Outcome: Omitted by SEC
RESOLVED that shareholders of Wells Fargo and Co. request that the Board of Directors report to shareholders by October 2006 on the effect on our company’s business strategy of the challenges created by global climate change. The report should include, but need not be limited to, a discussion of the effects of (a) rising public and regulatory pressures to limit the emission of greenhouse gases, and (b) anticipated changes to our physical environment. This report should be prepared at reasonable cost and omit proprietary information.
Global climate change threatens to affect companies across a wide variety of industries. Numerous reports from respected scientific bodies, such as the Intergovernmental Panel on Climate Change and the National Academy of Sciences, confirm that climate change is real and will cause a variety of profound alterations to the earth’s natural systems if not arrested.
Regulatory responses to climate change have been adopted, and many more are likely.
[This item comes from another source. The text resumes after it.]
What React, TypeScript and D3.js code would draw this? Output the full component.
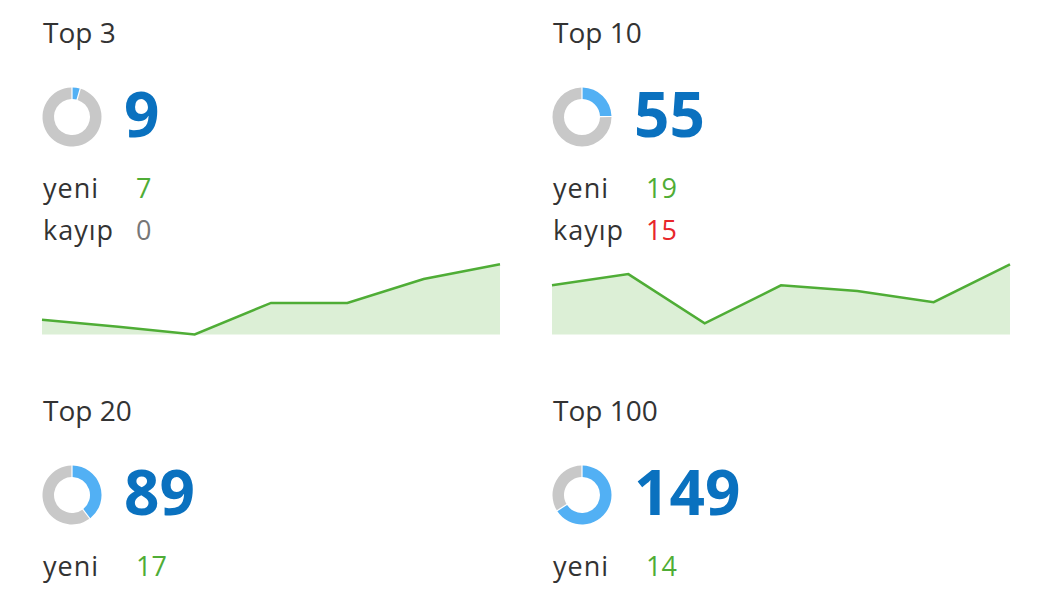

The Kyoto Protocol now requires signatory nations to reduce greenhouse gas emissions on average 5.2% below 1990 levels. U.S. states, including California, have proposed emissions-reduction initiatives.
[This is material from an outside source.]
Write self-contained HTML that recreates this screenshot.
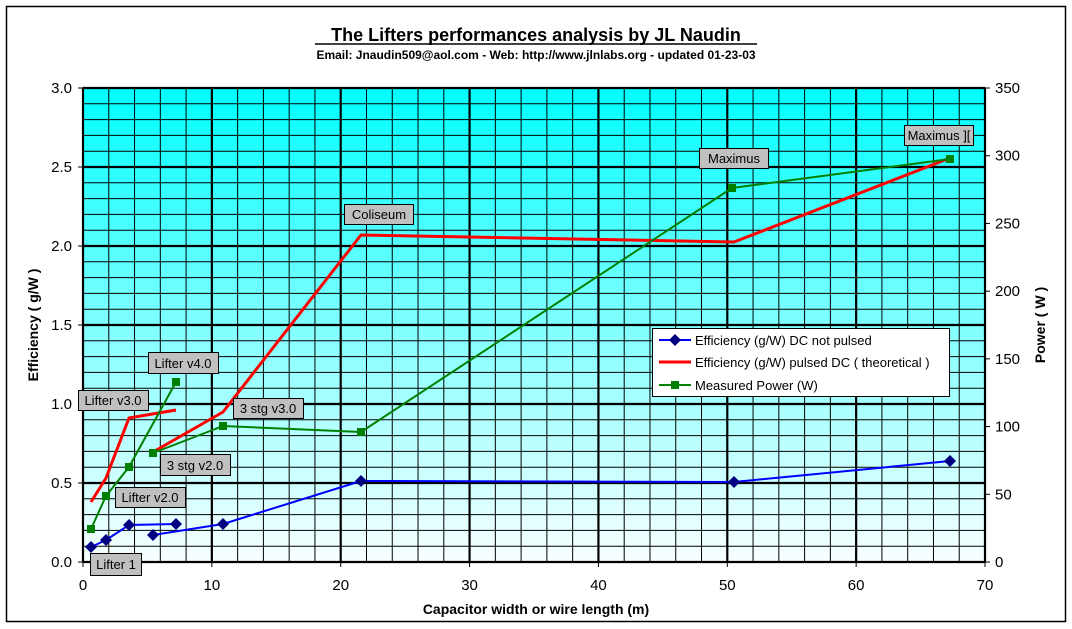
<!DOCTYPE html>
<html><head><meta charset="utf-8"><style>
html,body{margin:0;padding:0;background:#fff;}
svg{display:block;font-family:"Liberation Sans",Arial,sans-serif;}
</style></head><body>
<svg width="1072" height="629" viewBox="0 0 1072 629" xmlns="http://www.w3.org/2000/svg">
<defs>
<linearGradient id="bg" x1="0" y1="0" x2="0" y2="1">
<stop offset="0" stop-color="#00ffff"/>
<stop offset="0.5" stop-color="#80ffff"/>
<stop offset="1" stop-color="#f8ffff"/>
</linearGradient>
</defs>
<rect x="6.5" y="6.5" width="1059" height="615" fill="#fff" stroke="#000" stroke-width="1.5"/>
<text x="536" y="41" text-anchor="middle" font-size="18" font-weight="bold">The Lifters performances analysis by JL Naudin </text>
<line x1="315" y1="44" x2="757" y2="44" stroke="#000" stroke-width="1.5"/>
<text x="536" y="59" text-anchor="middle" font-size="12" font-weight="bold">Email: Jnaudin509@aol.com - Web: http://www.jlnlabs.org - updated 01-23-03</text>
<rect x="83" y="88" width="902" height="474" fill="url(#bg)"/>
<g id="grid" stroke="#000"></g>
<rect x="83" y="88" width="902" height="474" fill="none" stroke="#000" stroke-width="1.5"/>
<g id="ticks" font-size="15" fill="#000"></g>
<text x="536" y="614" text-anchor="middle" font-size="14" font-weight="bold">Capacitor width or wire length (m)</text>
<text transform="translate(38,325) rotate(-90)" text-anchor="middle" font-size="14" font-weight="bold">Efficiency ( g/W )</text>
<text transform="translate(1045,325) rotate(-90)" text-anchor="middle" font-size="14" font-weight="bold">Power ( W )</text>
<g fill="none" stroke-linejoin="round">
<polyline points="91,502 106,478 129,418 176,410" stroke="#ff0000" stroke-width="3"/>
<polyline points="153,452 223,412 361,235 734,242 950,158" stroke="#ff0000" stroke-width="3"/>
<polyline points="91,529 106,496 129,467 176,382" stroke="#008000" stroke-width="2"/>
<polyline points="153,453 223,426 292,429 361,432 732,188 950,159" stroke="#008000" stroke-width="2"/>
<polyline points="91,547 106,540 129,525 176,524" stroke="#0000ff" stroke-width="2"/>
<polyline points="153,535 223,524 361,481 734,482 950,461" stroke="#0000ff" stroke-width="2"/>
</g>
<g fill="#008000">
<rect x="87" y="525" width="8" height="8"/><rect x="102" y="492" width="8" height="8"/><rect x="125" y="463" width="8" height="8"/><rect x="172" y="378" width="8" height="8"/>
<rect x="149" y="449" width="8" height="8"/><rect x="219" y="422" width="8" height="8"/><rect x="357" y="428" width="8" height="8"/><rect x="728" y="184" width="8" height="8"/><rect x="946" y="155" width="8" height="8"/>
</g>
<g fill="#000080">
<path d="M91,541l6,6l-6,6l-6,-6z"/><path d="M106,534l6,6l-6,6l-6,-6z"/><path d="M129,519l6,6l-6,6l-6,-6z"/><path d="M176,518l6,6l-6,6l-6,-6z"/>
<path d="M153,529l6,6l-6,6l-6,-6z"/><path d="M223,518l6,6l-6,6l-6,-6z"/><path d="M361,475l6,6l-6,6l-6,-6z"/><path d="M734,476l6,6l-6,6l-6,-6z"/><path d="M950,455l6,6l-6,6l-6,-6z"/>
</g>
<g font-size="13" text-anchor="middle">
<rect x="90.5" y="553.5" width="51" height="22" fill="#c0c0c0" stroke="#000"/><text x="116" y="569">Lifter 1</text>
<rect x="115.5" y="487.5" width="70" height="20" fill="#c0c0c0" stroke="#000"/><text x="150" y="502">Lifter v2.0</text>
<rect x="78.5" y="390.5" width="70" height="20" fill="#c0c0c0" stroke="#000"/><text x="113" y="405">Lifter v3.0</text>
<rect x="148.5" y="352.5" width="70" height="21" fill="#c0c0c0" stroke="#000"/><text x="183" y="368">Lifter v4.0</text>
<rect x="233.5" y="398.5" width="70" height="20" fill="#c0c0c0" stroke="#000"/><text x="268" y="413">3 stg v3.0</text>
<rect x="160.5" y="454.5" width="70" height="21" fill="#c0c0c0" stroke="#000"/><text x="195" y="470">3 stg v2.0</text>
<rect x="344.5" y="204.5" width="69" height="20" fill="#c0c0c0" stroke="#000"/><text x="379" y="219">Coliseum</text>
<rect x="699.5" y="148.5" width="69" height="20" fill="#c0c0c0" stroke="#000"/><text x="734" y="163">Maximus</text>
<rect x="904.5" y="125.5" width="69" height="20" fill="#c0c0c0" stroke="#000"/><text x="939" y="140">Maximus ][</text>
</g>
<rect x="652.5" y="328.5" width="297" height="68" fill="#fff" stroke="#000"/>
<g font-size="13">
<line x1="659" y1="340" x2="691" y2="340" stroke="#0000ff" stroke-width="2"/><path d="M675,334l6,6l-6,6l-6,-6z" fill="#000080"/>
<text x="695" y="345">Efficiency (g/W) DC not pulsed</text>
<line x1="659" y1="362" x2="691" y2="362" stroke="#ff0000" stroke-width="3"/>
<text x="695" y="367">Efficiency (g/W) pulsed DC ( theoretical )</text>
<line x1="659" y1="385" x2="691" y2="385" stroke="#008000" stroke-width="2"/><rect x="671" y="381" width="8" height="8" fill="#008000"/>
<text x="695" y="390">Measured Power (W)</text>
</g>
<script>
var ns="http://www.w3.org/2000/svg",g=document.getElementById("grid"),t=document.getElementById("ticks");
function el(p,n,a,txt){var e=document.createElementNS(ns,n);for(var k in a)e.setAttribute(k,a[k]);if(txt!=null)e.textContent=txt;p.appendChild(e);}
var X0=83,XW=902,Y0=562,YH=474;
for(var i=0;i<=35;i++){var x=X0+XW*i/35;var maj=i%5==0;el(g,"line",{x1:x,y1:88,x2:x,y2:562,"stroke-width":maj?2.2:1});}
for(var j=0;j<=30;j++){var y=Y0-YH*j/30;var maj=j%5==0;el(g,"line",{x1:83,y1:y,x2:985,y2:y,"stroke-width":maj?2.2:1});}
for(var k=0;k<=7;k++){var x=X0+XW*k/7;el(t,"line",{x1:x,y1:562,x2:x,y2:567,stroke:"#000"});el(t,"text",{x:x,y:590,"text-anchor":"middle"},String(k*10));}
for(var k=0;k<=6;k++){var y=Y0-YH*k/6;el(t,"line",{x1:78,y1:y,x2:83,y2:y,stroke:"#000"});el(t,"text",{x:72,y:y+5,"text-anchor":"end"},(k*0.5).toFixed(1));}
for(var k=0;k<=7;k++){var y=Y0-YH*k/7;el(t,"line",{x1:985,y1:y,x2:990,y2:y,stroke:"#000"});el(t,"text",{x:995,y:y+5,"text-anchor":"start"},String(k*50));}
</script>
</svg>
</body></html>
Changes to our physical environment from climate change may pose serious consequences to real estate investments, the tourism industry, and commercial and individual insurance premiums. A water shortage would have broad impacts on manufacturing, agriculture, forestry, and other sectors. And an increase in dramatic weather patterns could lead to energy volatility and disease pandemic concerns.
According to the company’s website (10/14/05), Wells Fargo and its subsidiaries provide a variety of commercial and retail banking, lending, asset management, mortgage, insurance, and other financial services in all U.S. states and several countries. Our company is also considered the largest crop insurance provider in the U.S., the world’s fifth-largest insurance brokerage, and provides large-scale commercial real estate, construction, and project financing.
Because of the complexity of Wells Fargo’s assets and businesses, it is difficult for shareholders to determine the extent that climate change policies and physical impacts will have on the company’s long-term business strategy. We believe that a Board-level assessment of these effects would assist shareholders in evaluating our company stock as a long-term investment.
Wells Fargo currently provides no substantial guidance to its investors on the potential impacts of this important issue, either in its annual report, on its website, nor other financial filings. Yet key competitors, including JPMorgan Chase, Bank of America, and Citigroup, have addressed this public concern through written policies, sustainable development project guidance, forestry protection initiatives, emissions reduction analysis, improved disclosure to investors, and executive or Board oversight for climate change policy implementation–clear signs that the banking industry is taking climate change seriously as a public policy issue.
With Wells Fargo’s inadequate reporting to shareholders on this increasingly critical issue to our subsidiaries, investors have no way of knowing what our company is doing to address this escalating global concern and the business impacts that will emerge from it.
Therefore, we urge shareholders to vote FOR this proposal.